WRITTEN TASK: Leave the pictures out and retype the lines from the beginning through the line with "plt.rcParams['font.family'] = ['Liberation", both ends included.

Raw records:
>>>>>

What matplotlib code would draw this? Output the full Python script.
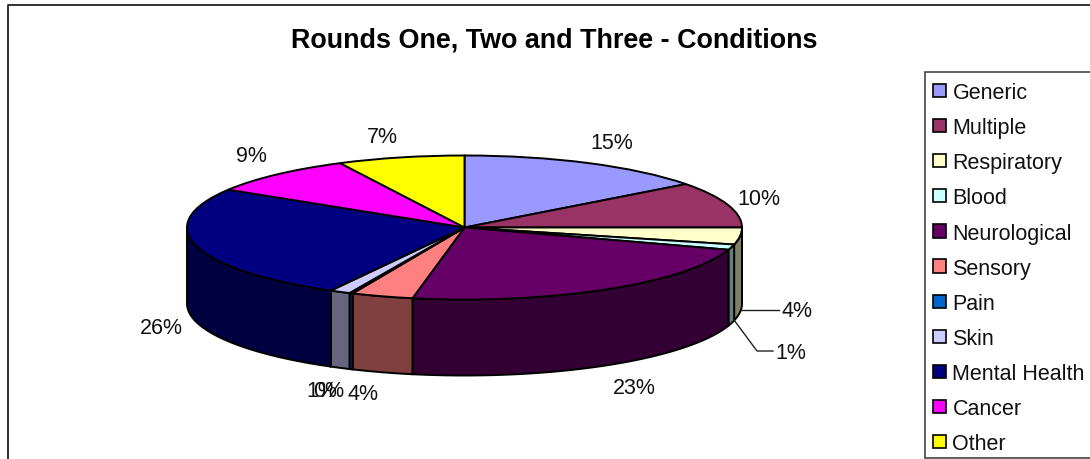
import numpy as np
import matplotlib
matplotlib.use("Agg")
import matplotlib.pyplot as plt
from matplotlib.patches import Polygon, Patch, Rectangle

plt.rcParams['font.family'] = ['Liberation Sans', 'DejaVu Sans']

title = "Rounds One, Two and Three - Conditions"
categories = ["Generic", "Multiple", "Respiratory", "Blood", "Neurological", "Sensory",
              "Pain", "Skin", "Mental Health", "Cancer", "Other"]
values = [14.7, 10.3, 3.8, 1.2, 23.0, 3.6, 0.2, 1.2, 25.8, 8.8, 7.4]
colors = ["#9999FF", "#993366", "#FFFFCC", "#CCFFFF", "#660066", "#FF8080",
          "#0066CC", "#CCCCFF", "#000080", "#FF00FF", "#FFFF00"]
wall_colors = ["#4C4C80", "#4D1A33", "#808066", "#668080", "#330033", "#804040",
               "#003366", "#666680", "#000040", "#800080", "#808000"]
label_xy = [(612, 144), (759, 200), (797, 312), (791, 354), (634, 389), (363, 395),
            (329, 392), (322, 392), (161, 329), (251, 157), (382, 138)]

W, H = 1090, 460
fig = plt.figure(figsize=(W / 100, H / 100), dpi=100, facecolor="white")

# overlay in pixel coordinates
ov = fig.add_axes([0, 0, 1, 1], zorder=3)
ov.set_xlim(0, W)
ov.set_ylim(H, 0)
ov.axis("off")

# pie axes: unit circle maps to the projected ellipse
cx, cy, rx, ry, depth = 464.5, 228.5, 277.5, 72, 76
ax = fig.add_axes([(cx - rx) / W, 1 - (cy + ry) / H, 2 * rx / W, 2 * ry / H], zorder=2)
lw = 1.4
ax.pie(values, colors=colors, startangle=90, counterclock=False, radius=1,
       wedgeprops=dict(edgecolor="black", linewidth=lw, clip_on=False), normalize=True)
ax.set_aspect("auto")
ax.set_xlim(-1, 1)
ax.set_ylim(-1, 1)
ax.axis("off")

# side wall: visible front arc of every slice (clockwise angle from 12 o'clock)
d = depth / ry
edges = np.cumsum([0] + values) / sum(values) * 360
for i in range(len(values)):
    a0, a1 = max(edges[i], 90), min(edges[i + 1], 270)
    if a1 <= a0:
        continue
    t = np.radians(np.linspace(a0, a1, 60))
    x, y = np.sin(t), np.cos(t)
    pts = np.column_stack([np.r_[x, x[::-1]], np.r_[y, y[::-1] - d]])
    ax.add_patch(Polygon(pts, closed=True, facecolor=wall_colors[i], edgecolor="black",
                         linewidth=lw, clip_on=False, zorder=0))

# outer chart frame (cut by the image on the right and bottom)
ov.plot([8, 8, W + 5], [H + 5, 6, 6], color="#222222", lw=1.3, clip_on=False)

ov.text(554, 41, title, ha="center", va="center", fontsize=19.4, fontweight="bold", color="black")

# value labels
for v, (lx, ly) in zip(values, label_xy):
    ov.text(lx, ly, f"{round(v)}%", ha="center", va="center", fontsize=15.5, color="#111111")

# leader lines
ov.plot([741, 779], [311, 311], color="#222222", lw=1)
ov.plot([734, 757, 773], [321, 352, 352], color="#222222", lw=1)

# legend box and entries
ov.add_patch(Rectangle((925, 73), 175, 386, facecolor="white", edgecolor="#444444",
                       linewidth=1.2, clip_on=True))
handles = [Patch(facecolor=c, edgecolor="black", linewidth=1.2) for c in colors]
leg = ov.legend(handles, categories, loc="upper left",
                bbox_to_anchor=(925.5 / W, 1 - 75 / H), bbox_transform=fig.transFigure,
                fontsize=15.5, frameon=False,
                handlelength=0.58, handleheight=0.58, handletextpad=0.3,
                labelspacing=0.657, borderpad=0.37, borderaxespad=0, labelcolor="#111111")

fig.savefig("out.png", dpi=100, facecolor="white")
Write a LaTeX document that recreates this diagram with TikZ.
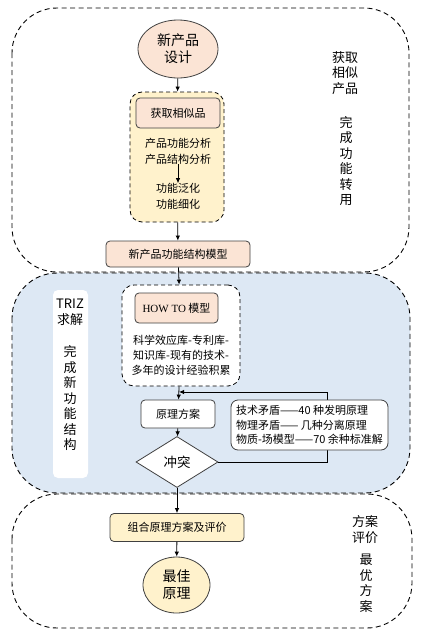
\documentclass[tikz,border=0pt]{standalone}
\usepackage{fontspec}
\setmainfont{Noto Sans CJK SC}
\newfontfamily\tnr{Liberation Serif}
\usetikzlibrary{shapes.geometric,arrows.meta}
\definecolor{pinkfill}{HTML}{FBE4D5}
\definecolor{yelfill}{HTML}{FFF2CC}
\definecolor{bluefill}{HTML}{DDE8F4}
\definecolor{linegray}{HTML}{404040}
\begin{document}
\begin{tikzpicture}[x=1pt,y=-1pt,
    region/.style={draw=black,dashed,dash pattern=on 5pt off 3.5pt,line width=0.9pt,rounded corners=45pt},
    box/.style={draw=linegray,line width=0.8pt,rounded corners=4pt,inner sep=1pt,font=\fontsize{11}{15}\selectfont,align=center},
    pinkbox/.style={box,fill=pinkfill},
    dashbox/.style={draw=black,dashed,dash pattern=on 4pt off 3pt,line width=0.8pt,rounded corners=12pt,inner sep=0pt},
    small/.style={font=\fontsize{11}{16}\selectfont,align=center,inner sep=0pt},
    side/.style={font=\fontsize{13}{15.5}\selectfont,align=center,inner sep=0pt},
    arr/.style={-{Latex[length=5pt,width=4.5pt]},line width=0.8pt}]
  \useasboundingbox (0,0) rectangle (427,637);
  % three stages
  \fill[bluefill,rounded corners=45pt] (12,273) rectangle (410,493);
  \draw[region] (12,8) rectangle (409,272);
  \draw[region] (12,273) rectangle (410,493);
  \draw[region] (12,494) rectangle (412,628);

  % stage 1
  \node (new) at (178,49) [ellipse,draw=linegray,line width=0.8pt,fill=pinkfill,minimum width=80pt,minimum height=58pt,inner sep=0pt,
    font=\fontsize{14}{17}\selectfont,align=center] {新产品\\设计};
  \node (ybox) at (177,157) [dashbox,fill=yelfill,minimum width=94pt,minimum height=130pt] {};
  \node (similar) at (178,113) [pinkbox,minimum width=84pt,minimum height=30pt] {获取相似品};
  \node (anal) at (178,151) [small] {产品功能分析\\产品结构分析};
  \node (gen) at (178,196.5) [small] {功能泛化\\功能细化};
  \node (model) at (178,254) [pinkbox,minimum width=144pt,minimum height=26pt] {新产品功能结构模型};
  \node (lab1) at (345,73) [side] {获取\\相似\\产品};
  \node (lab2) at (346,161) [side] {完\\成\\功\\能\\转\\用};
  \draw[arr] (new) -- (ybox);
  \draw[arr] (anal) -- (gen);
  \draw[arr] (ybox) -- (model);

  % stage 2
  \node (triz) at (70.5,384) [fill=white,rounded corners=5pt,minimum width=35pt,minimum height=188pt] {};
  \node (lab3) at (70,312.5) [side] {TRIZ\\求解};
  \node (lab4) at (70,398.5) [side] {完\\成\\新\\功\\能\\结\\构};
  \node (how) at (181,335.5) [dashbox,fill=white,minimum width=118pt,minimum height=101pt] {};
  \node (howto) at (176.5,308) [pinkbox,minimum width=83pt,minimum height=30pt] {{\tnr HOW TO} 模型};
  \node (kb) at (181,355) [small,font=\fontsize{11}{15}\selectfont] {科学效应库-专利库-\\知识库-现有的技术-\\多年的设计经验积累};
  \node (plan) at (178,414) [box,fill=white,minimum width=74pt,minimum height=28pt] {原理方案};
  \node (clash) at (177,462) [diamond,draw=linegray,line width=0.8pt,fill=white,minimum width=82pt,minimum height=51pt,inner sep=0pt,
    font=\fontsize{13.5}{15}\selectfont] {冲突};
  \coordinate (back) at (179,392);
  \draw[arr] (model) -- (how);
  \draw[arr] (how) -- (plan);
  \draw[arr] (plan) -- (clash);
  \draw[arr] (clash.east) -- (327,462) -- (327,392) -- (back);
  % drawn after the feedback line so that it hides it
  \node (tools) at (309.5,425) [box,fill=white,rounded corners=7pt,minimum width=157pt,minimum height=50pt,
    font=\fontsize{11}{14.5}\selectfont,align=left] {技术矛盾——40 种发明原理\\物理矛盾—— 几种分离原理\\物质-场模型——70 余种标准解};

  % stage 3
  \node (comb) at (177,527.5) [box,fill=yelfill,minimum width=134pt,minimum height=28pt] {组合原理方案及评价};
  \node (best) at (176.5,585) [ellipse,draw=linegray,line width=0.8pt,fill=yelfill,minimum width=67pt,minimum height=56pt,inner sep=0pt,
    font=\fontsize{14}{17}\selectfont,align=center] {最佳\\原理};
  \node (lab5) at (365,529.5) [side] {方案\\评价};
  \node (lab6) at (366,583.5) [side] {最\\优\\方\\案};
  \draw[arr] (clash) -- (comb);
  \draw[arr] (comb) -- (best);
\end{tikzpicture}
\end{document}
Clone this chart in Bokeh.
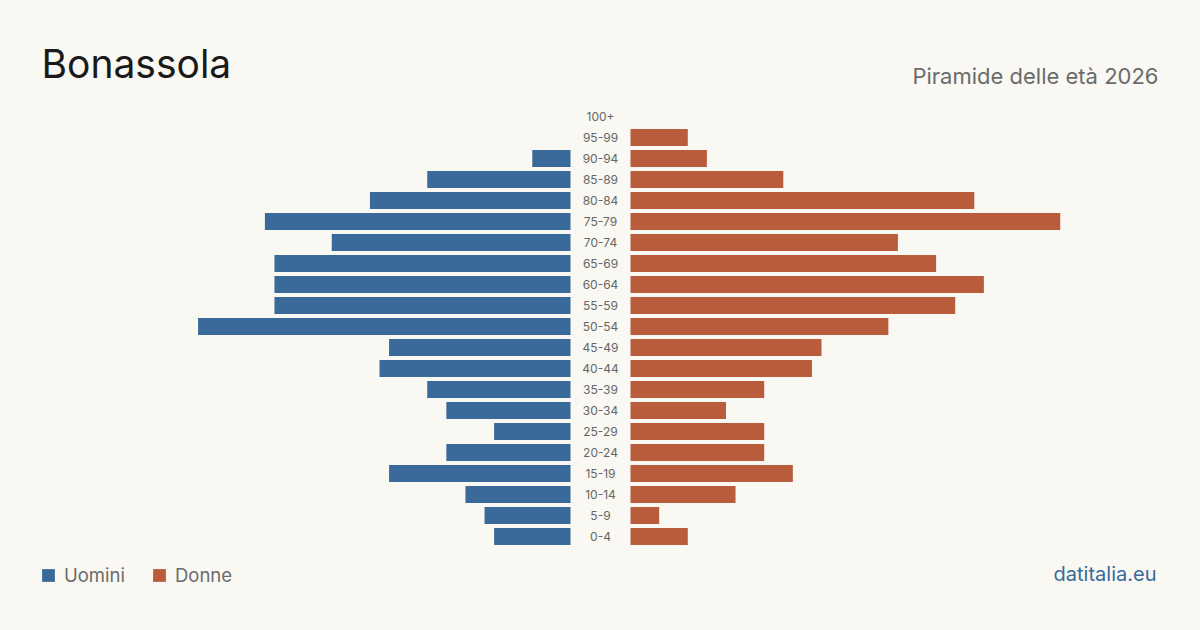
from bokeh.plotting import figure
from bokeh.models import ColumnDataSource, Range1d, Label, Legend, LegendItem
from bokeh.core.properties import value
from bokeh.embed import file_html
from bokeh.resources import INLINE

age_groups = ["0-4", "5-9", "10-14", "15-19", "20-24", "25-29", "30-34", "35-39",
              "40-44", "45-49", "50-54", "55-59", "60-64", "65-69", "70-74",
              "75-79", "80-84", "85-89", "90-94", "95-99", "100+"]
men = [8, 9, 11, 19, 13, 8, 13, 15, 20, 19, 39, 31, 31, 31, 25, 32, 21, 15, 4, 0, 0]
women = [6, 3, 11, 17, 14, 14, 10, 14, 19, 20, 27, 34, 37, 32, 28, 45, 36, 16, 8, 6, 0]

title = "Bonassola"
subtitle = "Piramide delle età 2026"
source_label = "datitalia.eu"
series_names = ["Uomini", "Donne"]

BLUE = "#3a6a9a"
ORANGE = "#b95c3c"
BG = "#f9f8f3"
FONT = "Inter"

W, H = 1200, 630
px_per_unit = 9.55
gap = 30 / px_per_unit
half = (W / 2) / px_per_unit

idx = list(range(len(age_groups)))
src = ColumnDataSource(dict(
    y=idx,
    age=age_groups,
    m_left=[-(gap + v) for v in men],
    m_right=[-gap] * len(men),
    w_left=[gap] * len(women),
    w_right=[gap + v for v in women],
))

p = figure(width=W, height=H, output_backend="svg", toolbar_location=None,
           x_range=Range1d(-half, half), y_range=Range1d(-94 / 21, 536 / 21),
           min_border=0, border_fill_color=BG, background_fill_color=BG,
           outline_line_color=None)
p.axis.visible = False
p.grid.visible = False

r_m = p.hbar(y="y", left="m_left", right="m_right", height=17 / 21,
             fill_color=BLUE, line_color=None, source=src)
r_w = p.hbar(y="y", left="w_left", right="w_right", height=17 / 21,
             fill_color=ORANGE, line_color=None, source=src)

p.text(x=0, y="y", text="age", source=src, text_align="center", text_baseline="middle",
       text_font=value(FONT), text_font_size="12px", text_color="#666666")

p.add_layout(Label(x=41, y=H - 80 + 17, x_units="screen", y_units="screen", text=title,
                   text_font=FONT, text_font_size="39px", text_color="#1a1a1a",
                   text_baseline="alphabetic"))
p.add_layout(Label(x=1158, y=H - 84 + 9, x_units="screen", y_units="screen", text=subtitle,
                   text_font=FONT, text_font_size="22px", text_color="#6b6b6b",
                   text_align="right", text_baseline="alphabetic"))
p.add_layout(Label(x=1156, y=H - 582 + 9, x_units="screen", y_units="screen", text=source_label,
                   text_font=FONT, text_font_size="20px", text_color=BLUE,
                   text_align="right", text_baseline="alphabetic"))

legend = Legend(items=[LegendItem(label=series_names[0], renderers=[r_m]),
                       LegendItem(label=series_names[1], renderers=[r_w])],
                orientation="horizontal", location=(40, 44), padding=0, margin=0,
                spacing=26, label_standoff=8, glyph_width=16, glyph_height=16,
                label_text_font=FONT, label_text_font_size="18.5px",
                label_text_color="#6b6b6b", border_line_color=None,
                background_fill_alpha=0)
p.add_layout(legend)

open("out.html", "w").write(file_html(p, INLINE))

<<<<<

REPLY:
What matplotlib code would draw this? Output the full Python script.
import numpy as np
import matplotlib
matplotlib.use("Agg")
import matplotlib.pyplot as plt
from matplotlib.patches import Polygon, Patch, Rectangle

plt.rcParams['font.family'] = ['Liberation Sans', 'DejaVu Sans']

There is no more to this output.